Why I Am Giving My Children Their Inheritance NoW
PAUL B. BROWN | JUNE 9, 2017
I have worked for a man who owns his-and-her 747s. Another former employer has a 10,000-acre hobby farm he visits about 10 times a year. And, in a total coincidence, I have been hired by two people who each happen to own one of the 25 largest yachts in the world, boats that come with 12 times the living space of my house and are equipped not only with fully stocked wine cellars but also with helicopters and submarines.
So I know what wealthy is. And I know my wife and I are not.
However, my wife’s consulting business is recognized nationally in her part of the universe, and every 10 years or so I write a book that sells a few copies, so we are doing O.K. No, we haven’t ever chartered a private jet, ordered a $1,000 bottle of wine at a restaurant or bought a $10,000 watch. But we did manage (barely) to put our four children through the (very expensive) colleges of their choice.
After we had paid boatloads of tuition for 11 years, a funny thing happened: When the baby — all 6 feet 2 inches and 175 pounds of him — graduated, we relearned the meaning of discretionary income.
We now have a little bit of extra income. And because we are hopelessly middle class, there isn’t anything outlandishly expensive that we want to spend it on. For example, we would feel uncomfortable taking a three-month vacation, even if my wife could get away. And we like the cars we have just fine and don’t feel compelled to upgrade to something that would cost 80 times more, although Alison does drool every time — twice so far — she sees a McLaren P1 LM on the street (sticker price: $4 million).
So we have made a decision that gets some people to look at us strangely.
We have started to give our children some of our money.
We are not setting up substantial trust funds. Heck, we are not even fully taking advantage of the tax code that says I could give each kid $14,000 a year, and Alison could, too, so that we could end up gifting each of our four children $28,000 a year with no tax consequences to either us or them.
We are not even averaging half of that. But for the last four years, right around the holidays, we have given them checks — along with traditional presents. So far the total allotted in aggregate to the four of them adds up to about three years of higher education at a good private college.
They have each parked the money in low-cost, diversified index funds.
Why would we ever give them our money? A couple of friends asked this question in horror — figuring we could use the funds, or it would be better to wait until after my wife and I die.
My answer is threefold.
THEY CAN USE THE MONEY NOW. Our oldest child, who recently bought a house in suburban San Francisco, paid more for his home than I did for any of mine. And the mortgage that he and his wife have on their charming (read: small) house could choke a horse, as my mother used to say. Oh, and by the way: They are saving so that the world’s cutest and smartest grandchild — now 23 months old — can go to college. Grandchild No. 2 is scheduled to arrive in October.

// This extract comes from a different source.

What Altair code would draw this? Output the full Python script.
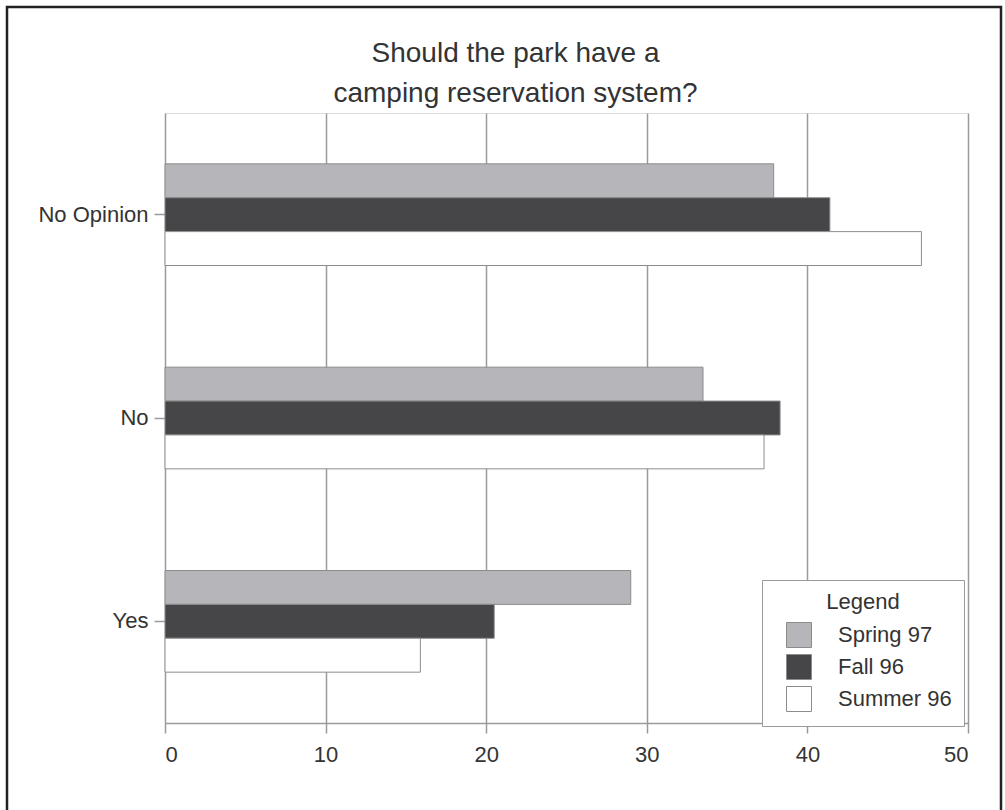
import altair as alt
import pandas as pd

# Survey answers by season (percent of respondents)
categories = ["No Opinion", "No", "Yes"]
seasons = ["Spring 97", "Fall 96", "Summer 96"]
spring_97 = [37.9, 33.5, 29.0]
fall_96 = [41.4, 38.3, 20.5]
summer_96 = [47.1, 37.3, 15.9]
x_ticks = [0, 10, 20, 30, 40, 50]
season_colors = ["#b6b6ba", "#464649", "#ffffff"]

rows = []
for season, values in zip(seasons, [spring_97, fall_96, summer_96]):
    for cat, v in zip(categories, values):
        rows.append({"category": cat, "season": season, "pct": v})
df = pd.DataFrame(rows)

FONT = "Liberation Sans"
TEXT = "#333333"
GRID = "#9a9a9a"

bars = alt.Chart(df).mark_bar(stroke="#8c8c8c", strokeWidth=1).encode(
    x=alt.X(
        "pct:Q",
        scale=alt.Scale(domain=[0, 50], nice=False),
        axis=alt.Axis(
            title=None,
            values=x_ticks,
            grid=True,
            gridColor=GRID,
            gridWidth=1.5,
            domainColor=GRID,
            domainWidth=1.5,
            tickColor=GRID,
            tickWidth=1.5,
            tickSize=10,
            labelFontSize=22,
            labelFont=FONT,
            labelColor=TEXT,
            labelPadding=11,
        ),
    ),
    y=alt.Y(
        "category:N",
        sort=categories,
        scale=alt.Scale(paddingInner=0.5, paddingOuter=0.25),
        axis=alt.Axis(
            title=None,
            grid=False,
            domain=False,
            tickColor=GRID,
            tickWidth=1.5,
            tickSize=11,
            labelFontSize=22,
            labelFont=FONT,
            labelColor=TEXT,
            labelPadding=6,
        ),
    ),
    yOffset=alt.YOffset(
        "season:N",
        sort=seasons,
        scale=alt.Scale(paddingInner=0, paddingOuter=0),
    ),
    color=alt.Color(
        "season:N",
        sort=seasons,
        scale=alt.Scale(domain=seasons, range=season_colors),
        legend=alt.Legend(
            title="Legend",
            orient="none",
            legendX=597,
            legendY=467,
            fillColor="white",
            strokeColor=GRID,
            padding=12,
            titleAnchor="middle",
            titleFont=FONT,
            titleFontSize=22,
            titleFontWeight="normal",
            titleColor=TEXT,
            titlePadding=8,
            labelFont=FONT,
            labelFontSize=22,
            labelColor=TEXT,
            labelOffset=26,
            symbolType="square",
            symbolSize=625,
            symbolOffset=12,
            symbolStrokeColor="#8c8c8c",
            symbolStrokeWidth=1,
            rowPadding=2,
        ),
    ),
)

# Outer frame around the whole figure
frame = alt.Chart(alt.Data(values=[{}])).mark_rect(
    fill=None, stroke="#222222", strokeWidth=2.5, clip=False
).encode(
    x=alt.value(-158),
    x2=alt.value(836),
    y=alt.value(-106),
    y2=alt.value(705),
)

chart = alt.layer(bars, frame).properties(
    width=803,
    height=610,
    padding={"left": 165, "top": 113, "right": 37, "bottom": 87},
    autosize=alt.AutoSizeParams(type="none"),
    title=alt.TitleParams(
        text=["Should the park have a", "camping reservation system?"],
        font=FONT,
        fontSize=28,
        fontWeight="normal",
        color=TEXT,
        anchor="middle",
        dx=-51,
        dy=112,
        offset=10,
        lineHeight=40,
    ),
).configure_view(stroke=None).configure(background="white")

chart.save("out.html", embed_options={"renderer": "svg", "actions": False})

Child No. 2 and his wife are house hunting. Child No. 3 and her fiancé soon will be. And Child No. 4, the aforementioned rather tall baby, is planning on starting a restaurant. They have legitimate uses for the money — now.
THEY ARE GOING TO GET THE MONEY ANYWAY, IN THE FORM OF AN INHERITANCE. But hopefully that won’t be for a while — and as you saw in Point 1, if they had the money today, their lives would be easier.
AND FINALLY: Why, as a parent, would you want your children — even if it is on some tiny, tiny, tiny subconscious level — waiting around for you to die, so they can inherit money they could use now?
Our friends listen to all this, and sometimes they have questions like, “Aren’t you concerned you are giving them money you may need someday?”
Not really. While neither Ali nor I own a working crystal ball, we have prepared the best we can for the future. We have saved — and continue to save — aggressively for retirement, and we have really good health insurance.
The other common question is whether we’re worried about what our kids might do with the money.
That answer is a flat no.
For one thing, it is not all that much. Each of the children makes more — in some cases, a lot more — in a year than they have gotten in total.
For another, they are pretty levelheaded young people. If they are going to make bad choices, they are going to make them no matter when they get the funds. (When we started doing this, the baby was 23.)
While I find my friends’ reactions intriguing, I found our children’s reactions fascinating — and totally in character for each of them.
Child No. 1, a finance/logistics guy for a San Francisco start-up, cited the longstanding “time value of money” concept, which states that the value of money right now is greater than it will be in the future because of the earning power it has today.
“Oh,” he said. “You are giving us part of our inheritance now. Time value of money, and all that. Cool. Your grandson thanks you for helping to pay his college tuition.”
Child No. 2, who has always been a bit of hoarder, said “thanks” — and instantly deposited it in his mutual fund.
Child No. 3, who has never cared about money, tried to persuade us to spend it on ourselves. She took the check reluctantly — and with the strong understanding of just how much it is going to cost her and her soon-to-be husband to buy a house in or near Boston.
Child No. 4, the budding restaurateur, said, “Thanks, guys!” and went back to planning his potential menu.
I will not waste a minute worrying about how they are going to spend the money. And I am glad we gave it to them.